Fear is not a thing that can be avoided. A person that tells you they don’t do fear is a person that is either in denial or flat out lying.
Fear is also not the enemy. The more we fight it the more it consumes us because by channeling all of that energy into it we just create the perfect environment for it to spiral out of control.
I hear people talking about making friends with fear. That’s a great goal to have but that can be hard to expect right away. I mean, the mind is going to find that a tad suspicious. But it’s important to remember that even if our worst fears come to fruition that we’ve made it out of every storm we have experienced so far, and the odds are in our favor when the next one barrels at us. If we can come at it from a space of acceptance (not giving up, not in fight mode…think of it as something like balance) then it becomes easier to roll with it, and maybe we can be a little more aware of possible life rafts that may be around us that otherwise may not be visible.
Maybe with acceptance, it’s possible to find a little peace?

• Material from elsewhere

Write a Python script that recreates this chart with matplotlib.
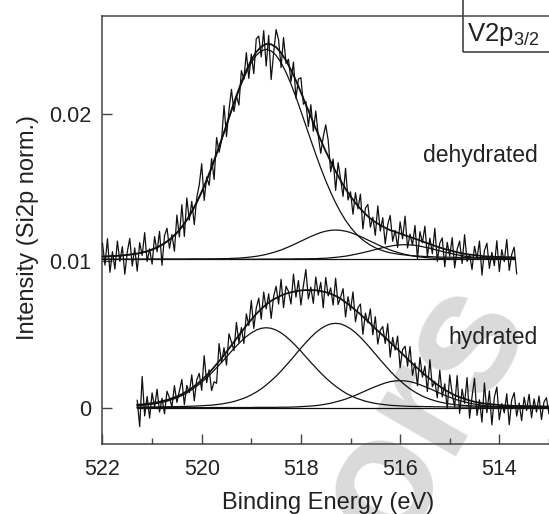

Baby steps are a little easier for us to process. Especially when there may be things attached to the fear, if the fear is a trauma response due to some really bad stuff that happened in the past, it’s certainly a callous act to just push someone into the deep end and tell them “just be friends!” It’s a process, as with most things. Processes include time, steps, breakthroughs, and stumbles. And definitely seek out support along the way, it may be our journey, but we’re not supposed to do this all alone…I realize the irony of connecting that with my biggest fear…wait, is that irony or is it more Alanis irony? Look, it’s been a long week and I’m tired, okay?
Anyway, so yeah, I guess this message was meant for future me to explore and in a much different, more personal way. So, here it is.